In a letter to financial institutions, the Office of the Superintendent of Financial Institutions indicates that it may implement requirements forcing firms to report their progress toward achieving readiness for T+1 settlement periods. It notes that provincial securities regulators may be doing this, too.
OSFI says that experts have indicated that, for many organizations, the effort required to move to T+1 may be far greater than that involved in getting ready for Y2K. Apart from making extensive systems changes, institutions may also have to revise the manner in which they do business.
OSFI is participating as an observer in the Canadian Capital Markets Association, which is coordinating the move to T+1. It says that the transition to T+1 would ideally happen simultaneously, “in order to minimize the potential for failed trades and other disruptions”.
It says, “CEOs and other individuals responsible for setting strategic and business objectives are requested to ensure that the implications of T+1 are taken into account in the planning process, not only by the ‘back-office’ and systems groups, but by all business areas, including client service and relationship management functions.”

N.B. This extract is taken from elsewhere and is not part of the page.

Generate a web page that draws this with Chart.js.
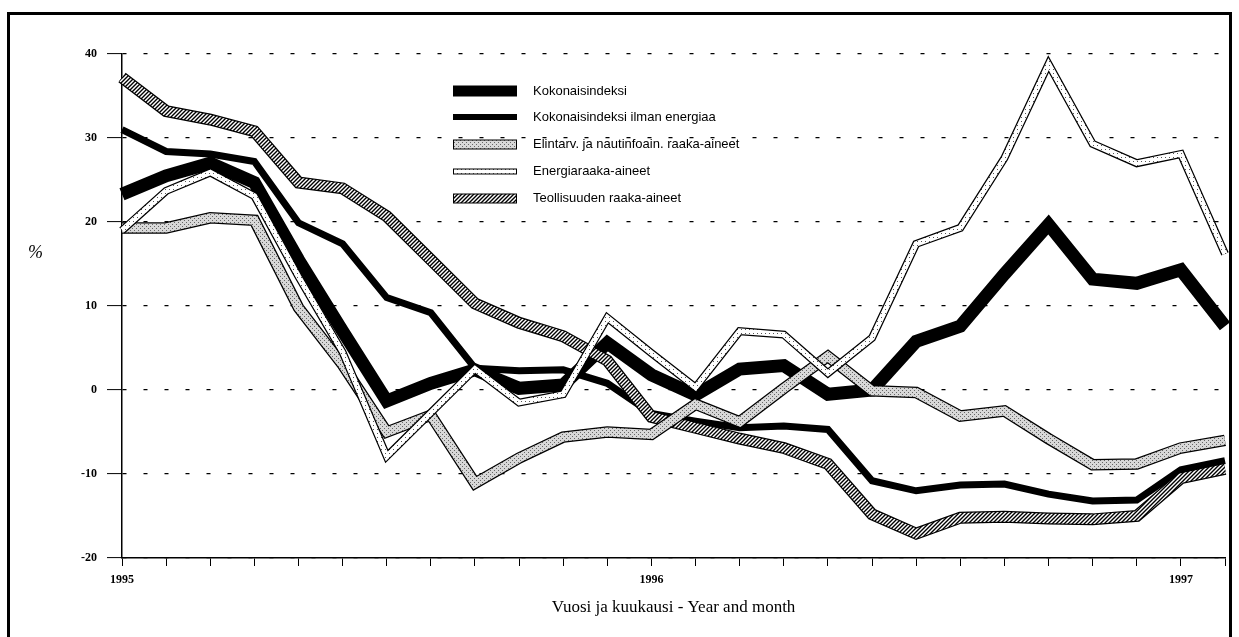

In a letter to all registrants, OSFI notes that provincial securities regulators recently indicated that they are considering introducing new rules, such as reporting requirements, to monitor the progress of efforts to prepare for T+1.
OSFI indicates it will also be considering including inquiries into T+1 preparations as part of its 2002/2003 supervisory process, once the CCMA has outlined the key steps and guidance for moving to the new settlement time frame in June 2004.